Given data:
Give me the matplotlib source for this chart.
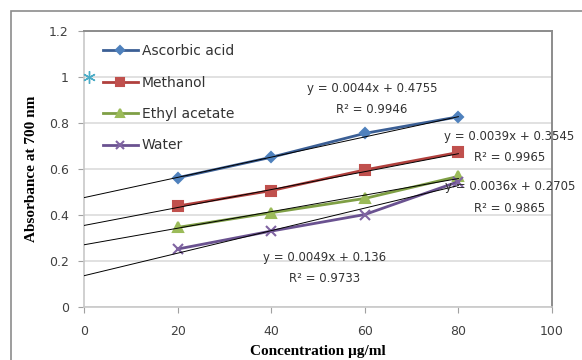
import matplotlib
matplotlib.use("Agg")
import matplotlib.pyplot as plt
from matplotlib.patches import Rectangle
import numpy as np

# concentrations (ug/ml) and measured absorbance at 700 nm
conc = [20, 40, 60, 80]
ascorbic = [0.562, 0.651, 0.755, 0.827]
methanol = [0.439, 0.506, 0.596, 0.672]
ethyl = [0.346, 0.410, 0.472, 0.568]
water = [0.252, 0.330, 0.402, 0.545]

names = ["Ascorbic acid", "Methanol", "Ethyl acetate", "Water"]

# linear trendlines: slope, intercept, R^2
slopes = [0.0044, 0.0039, 0.0036, 0.0049]
intercepts = [0.4755, 0.3545, 0.2705, 0.136]
r2 = [0.9946, 0.9965, 0.9865, 0.9733]

# stray point at the top of the y axis
blank_x = [1]
blank_y = [1.0]

colors = ["#4F81BD", "#C0504D", "#9BBB59", "#8064A2"]
line_colors = ["#3b5f95", "#b0403d", "#7f9f45", "#6a5290"]
markers = ["D", "s", "^", "x"]
msizes = [5, 7, 7, 7]

fig = plt.figure(figsize=(5.82, 3.6), dpi=100)
ax = fig.add_axes([84 / 582, 1 - 307 / 360, (552 - 84) / 582, (307 - 31) / 360])

# chart border
fig.patches.append(Rectangle((11 / 582, -0.1), 1.2, 1 - 11 / 360 + 0.1,
                             transform=fig.transFigure, fill=False,
                             edgecolor="#8c8c8c", lw=1.2))

ax.set_xlim(0, 100)
ax.set_ylim(0, 1.2)
ax.set_xticks(range(0, 101, 20))
ax.set_yticks([0, 0.2, 0.4, 0.6, 0.8, 1.0, 1.2])
ax.set_yticklabels(["0", "0.2", "0.4", "0.6", "0.8", "1", "1.2"])
ax.yaxis.grid(True, color="#dcdcdc", lw=1.2)
ax.set_axisbelow(True)
ax.tick_params(axis="both", length=4, color="#a0a0a0", labelsize=9,
               labelcolor="#404040")
ax.tick_params(axis="x", pad=9)
ax.tick_params(axis="y", pad=7)

for side in ["left", "bottom"]:
    ax.spines[side].set_color("#c8c8c8")
    ax.spines[side].set_linewidth(1.2)
for side in ["top", "right"]:
    ax.spines[side].set_color("#8c8c8c")
    ax.spines[side].set_linewidth(1.4)

series = [ascorbic, methanol, ethyl, water]
for i in range(4):
    ax.plot(conc, series[i], color=line_colors[i], lw=2, marker=markers[i],
            ms=msizes[i], mfc=colors[i], mec=colors[i], mew=1.5,
            label=names[i], zorder=3)

ax.plot(blank_x, blank_y, linestyle="none", marker=(6, 2, 0), ms=9,
        color="#4bacc6", mew=1, clip_on=False, zorder=3)

# trendlines from x = 0 to the last point
xt = np.array([0, 80])
for i in range(4):
    ax.plot(xt, slopes[i] * xt + intercepts[i], color="black", lw=0.7, zorder=4)

# equation labels
eq_pos = [(61.5, 0.948, 0.857), (90.9, 0.743, 0.652),
          (91.0, 0.522, 0.430), (51.3, 0.217, 0.126)]
for i in range(4):
    x, y1, y2 = eq_pos[i]
    ax.text(x, y1, "y = %gx + %g" % (slopes[i], intercepts[i]), ha="center",
            va="center", fontsize=8.5, color="#333333", clip_on=False, zorder=5)
    ax.text(x, y2, "R² = %g" % r2[i], ha="center", va="center",
            fontsize=8.5, color="#333333", clip_on=False, zorder=5)

leg = ax.legend(loc="upper left", bbox_to_anchor=(0.02, 0.987), frameon=False,
                fontsize=10, handlelength=2.5, handletextpad=0.3,
                labelspacing=1.25, borderaxespad=0.3, markerscale=0.8)
for t in leg.get_texts():
    t.set_color("#333333")

ax.set_xlabel("Concentration µg/ml", fontsize=11, fontweight="bold",
              family="Liberation Serif", labelpad=5)
ax.set_ylabel("Absorbance at 700 nm", fontsize=11, fontweight="bold",
              family="Liberation Serif", labelpad=8)

fig.savefig("out.png", dpi=100)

Problem description:
From the first line of the material down to the line containing "import numpy as np", inclusive, return each line exactly, skipping any picture.

Output below:
Give me the matplotlib source for this chart.
import matplotlib
matplotlib.use("Agg")
import matplotlib.pyplot as plt
from matplotlib.patches import Rectangle
import numpy as np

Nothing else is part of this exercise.